Limitations, Future Research, and the Pedorthics School of Thought

These studies have a few important limitations that require serious consideration. The
assessment of pain in each study is based on subjective assessment. Each patient’s pain levels
are extremely individualized. Tsukimura et al. note that their study had “no provision for arch
support in the midfoot of the inserted lateral wedge with shoes, and therefore it was possible that
a flexible low arched foot type would pronate in the midfoot as a result of the lateral wedging
as opposed to translating the effect of the wedge to the knee” (Tuda & Tsukimura, 2008). An
important consideration of all the presented studies is that “it cannot be inferred that lateral
wedging alters the natural progression of gross arthritic changes in the knee” (Rubin & Menz,
2005). An understanding needs to be ascertained that these studies are implying a link between
lateral wedging and reducing medial knee compartment joint space; these results are not applying
a direct causation. Furthermore, the highlighted studies were only six and twelve weeks in
duration. Whether pain reduction would continue on past the length of these studies remains
unknown. Current conservative treatment needs to be geared towards the OA patients with more
advanced cases of the disease, and other biomechanical changes need to be further investigated.

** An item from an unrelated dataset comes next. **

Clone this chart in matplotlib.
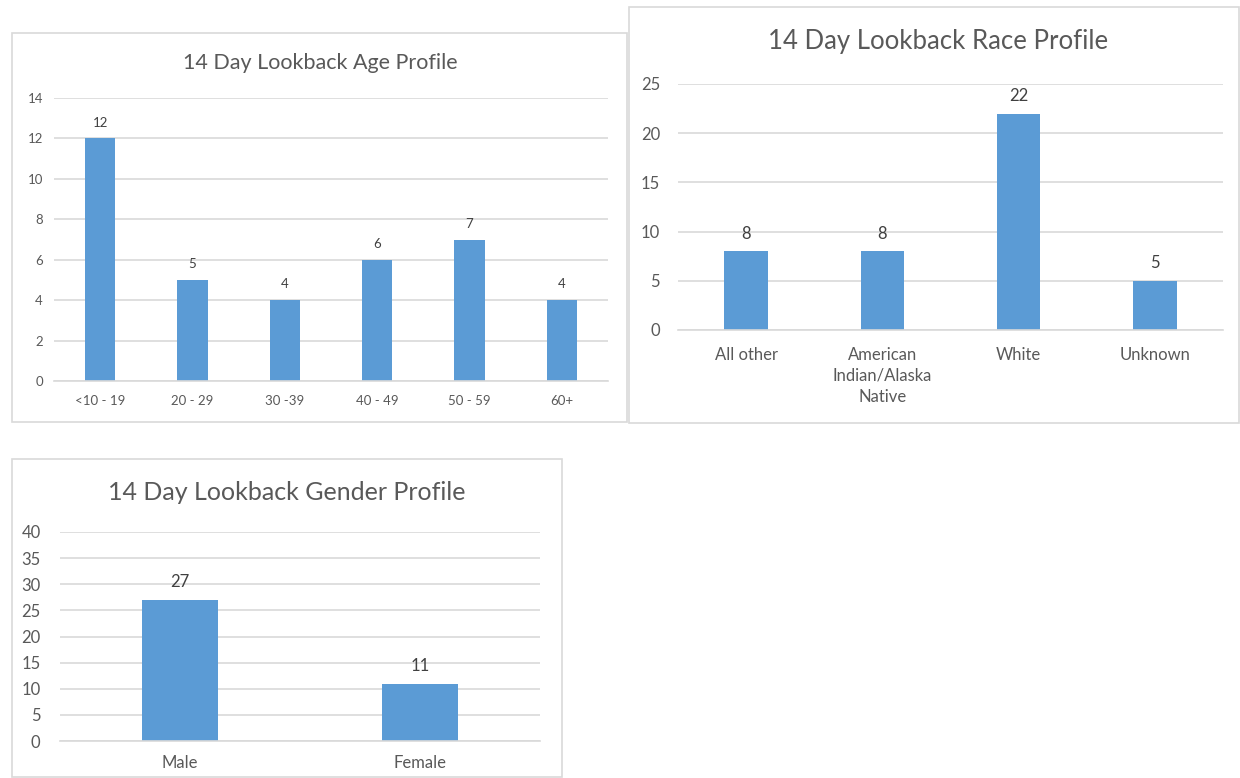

For example, Maley and colleagues studied the gait biomechanics with patient’s wearing laterally
wedged orthoses. These researchers attributed an out-toed gait pattern as the foot positioning
which reduced the knee medial joint load. Additional studies need to support these findings.
From a pedorthics standpoint, “reducing both pain and knee varus torque is particularly appealing
because treatment modalities that may reduce pain do not necessarily reduce varus torque”
(Kerrigan et al, 2002). There is early success here is reducing patients pain when lateral wedging
is incorporated into full length orthoses. The continuation of support towards lateral wedging may
be dictated by its effects on dynamic function in the long term.